Odonkor verließ Spanien. Aber einen Verein fand er zunächst nicht. Die Glasgow Rangers zeigten Interesse, mehr aber auch nicht. Odonkor sei nicht fit genug, hieß es. Anschließend absolvierte der Flügelflitzer Gastspiele bei Alemannia Aachen, mit denen er aus der zweiten Liga abstieg, und beim FC Hoverla-Zakarpattya Uschhorod in der Ukraine. Anfang dieses Jahres sandte Odonkor von dort einen Hilferuf: "Ich muss hier so schnell wie möglich weg! Ich will zurück nach Deutschland."

Nun ist er zurück in der Heimat, in Halle/Westfalen, Ortsteil Künsebeck. Hier fühlt er sich wohl. Hier hat er sich Gedanken über seine Zukunft gemacht. Hier ist seine Entscheidung gereift, die Karriere zu beenden. David Odonkor wirkt, als habe er mit dem, was hinter ihm liegt, abgeschlossen: "Ich denke, dass ich alles richtig gemacht habe. Es bringt einfach nichts, mit Schmerzen noch weiter zu spielen."

Und nun? Am Mittwochabend spielt der SC Verl aus der Regionalliga West in der zweiten Westfalenpokal-Runde beim SuS Langscheid/Enkhausen. Bei der Partie wird David Odonkor auf der Verler Bank sitzen. Nicht als Ersatzspieler, sondern als Trainer. Der einstige Offensivspieler will den B-Trainer-Schein erwerben und hospitiert dafür bei dem Viertligisten aus dem Kreis Gütersloh. Dessen Trainer Andreas Golombek ist bisher ziemlich angetan: "David bringt viel Erfahrung mit und weiß, was er machen muss und wie er mit den Spielern sprechen muss." Er sei ein "überragender Typ, wir verstehen uns gut. Er ist aber hier, um etwas zu lernen".

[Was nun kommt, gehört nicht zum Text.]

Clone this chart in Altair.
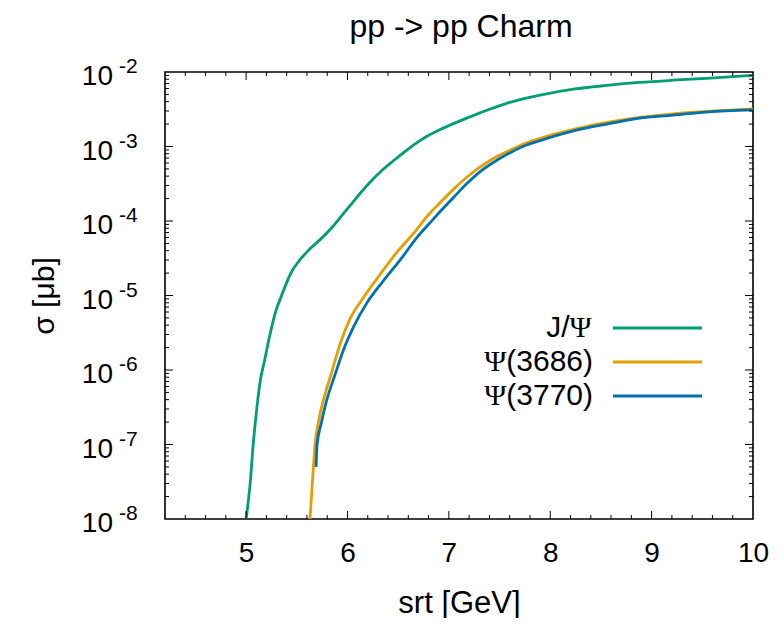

Im Training darf Odonkor ab und an noch mitkicken. Gerne würde er den Ball öfter und fester treten, aber das geht nicht mehr. Statt loszusprinten gibt Odonkor jetzt Tipps und Kommandos, mindestens noch bis zum 30. September. Wie es danach weitergeht? "Ich will auf jeden Fall den Fußballlehrer machen", sagt Odonkor.